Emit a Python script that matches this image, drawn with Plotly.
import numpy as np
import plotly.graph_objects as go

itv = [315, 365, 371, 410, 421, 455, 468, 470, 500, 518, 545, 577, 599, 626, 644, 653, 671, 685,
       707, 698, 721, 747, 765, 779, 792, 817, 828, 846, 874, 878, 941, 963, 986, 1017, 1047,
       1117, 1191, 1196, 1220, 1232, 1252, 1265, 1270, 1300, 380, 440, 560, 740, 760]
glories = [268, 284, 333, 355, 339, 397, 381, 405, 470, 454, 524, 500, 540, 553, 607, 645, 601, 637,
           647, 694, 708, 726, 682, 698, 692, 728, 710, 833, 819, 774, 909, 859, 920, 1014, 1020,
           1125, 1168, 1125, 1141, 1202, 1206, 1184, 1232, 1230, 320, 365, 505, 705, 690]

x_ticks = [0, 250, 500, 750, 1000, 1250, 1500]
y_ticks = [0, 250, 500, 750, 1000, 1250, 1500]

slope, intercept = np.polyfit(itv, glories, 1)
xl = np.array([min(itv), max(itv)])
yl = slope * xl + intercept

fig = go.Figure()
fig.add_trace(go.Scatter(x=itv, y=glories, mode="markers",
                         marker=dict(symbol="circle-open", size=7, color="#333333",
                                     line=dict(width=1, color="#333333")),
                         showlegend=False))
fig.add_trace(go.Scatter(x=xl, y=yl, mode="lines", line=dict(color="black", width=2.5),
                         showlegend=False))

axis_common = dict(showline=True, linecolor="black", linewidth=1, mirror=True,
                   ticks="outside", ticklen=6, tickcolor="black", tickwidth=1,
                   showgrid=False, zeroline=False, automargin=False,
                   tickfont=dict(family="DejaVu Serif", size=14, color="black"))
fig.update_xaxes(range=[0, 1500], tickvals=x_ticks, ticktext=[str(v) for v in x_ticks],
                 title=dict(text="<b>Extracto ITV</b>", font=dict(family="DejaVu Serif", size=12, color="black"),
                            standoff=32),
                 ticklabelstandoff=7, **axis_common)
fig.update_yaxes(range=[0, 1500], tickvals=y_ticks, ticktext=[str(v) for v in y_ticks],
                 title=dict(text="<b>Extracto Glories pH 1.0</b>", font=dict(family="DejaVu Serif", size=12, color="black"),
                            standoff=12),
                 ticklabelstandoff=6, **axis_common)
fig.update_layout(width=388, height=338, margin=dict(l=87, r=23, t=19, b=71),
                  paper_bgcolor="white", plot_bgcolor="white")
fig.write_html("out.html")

---

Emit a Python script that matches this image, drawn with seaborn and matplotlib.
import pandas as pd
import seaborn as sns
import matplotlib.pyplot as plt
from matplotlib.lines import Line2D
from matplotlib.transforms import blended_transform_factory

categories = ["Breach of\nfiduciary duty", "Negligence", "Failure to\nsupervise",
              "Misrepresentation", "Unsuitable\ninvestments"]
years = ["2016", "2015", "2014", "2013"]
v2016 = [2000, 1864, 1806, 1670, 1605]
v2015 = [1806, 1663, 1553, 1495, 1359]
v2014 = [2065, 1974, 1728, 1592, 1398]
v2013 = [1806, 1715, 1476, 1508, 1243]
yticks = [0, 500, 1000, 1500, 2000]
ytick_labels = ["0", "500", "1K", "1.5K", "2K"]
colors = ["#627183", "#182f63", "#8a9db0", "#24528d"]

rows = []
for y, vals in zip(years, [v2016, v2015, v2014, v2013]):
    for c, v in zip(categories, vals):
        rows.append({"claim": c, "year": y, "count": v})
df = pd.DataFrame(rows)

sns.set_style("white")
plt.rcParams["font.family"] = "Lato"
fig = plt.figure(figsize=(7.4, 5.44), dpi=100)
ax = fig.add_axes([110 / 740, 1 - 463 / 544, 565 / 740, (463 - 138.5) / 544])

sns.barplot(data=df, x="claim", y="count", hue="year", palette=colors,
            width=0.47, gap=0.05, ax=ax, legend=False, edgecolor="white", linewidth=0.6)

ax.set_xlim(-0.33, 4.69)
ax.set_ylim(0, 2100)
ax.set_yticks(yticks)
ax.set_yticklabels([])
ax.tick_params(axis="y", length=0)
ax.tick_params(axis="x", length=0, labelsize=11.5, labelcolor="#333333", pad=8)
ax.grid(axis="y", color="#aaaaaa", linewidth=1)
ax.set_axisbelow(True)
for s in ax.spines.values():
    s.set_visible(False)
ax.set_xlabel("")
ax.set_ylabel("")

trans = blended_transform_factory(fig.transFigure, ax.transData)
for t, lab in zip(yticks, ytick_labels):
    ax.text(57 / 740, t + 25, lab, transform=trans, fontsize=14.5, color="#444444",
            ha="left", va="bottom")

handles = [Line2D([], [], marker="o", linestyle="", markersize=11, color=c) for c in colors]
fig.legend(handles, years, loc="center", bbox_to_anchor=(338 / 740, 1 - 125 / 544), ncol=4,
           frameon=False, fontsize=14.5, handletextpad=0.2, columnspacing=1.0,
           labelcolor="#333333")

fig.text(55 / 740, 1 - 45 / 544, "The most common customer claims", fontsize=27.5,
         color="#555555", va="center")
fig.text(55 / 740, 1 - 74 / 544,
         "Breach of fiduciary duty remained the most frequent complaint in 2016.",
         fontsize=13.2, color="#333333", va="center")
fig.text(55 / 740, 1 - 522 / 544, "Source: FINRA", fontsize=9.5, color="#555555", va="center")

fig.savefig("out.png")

**TASK TO CARRY OUT:** Looking at the data above, return every line from the one with "Emit a Python script that matches this image, drawn with seaborn" down to the one with "from matplotlib.transforms import", exactly and inclusively.

**EXERCISE RESULT:**
Emit a Python script that matches this image, drawn with seaborn and matplotlib.
import pandas as pd
import seaborn as sns
import matplotlib.pyplot as plt
from matplotlib.lines import Line2D
from matplotlib.transforms import blended_transform_factory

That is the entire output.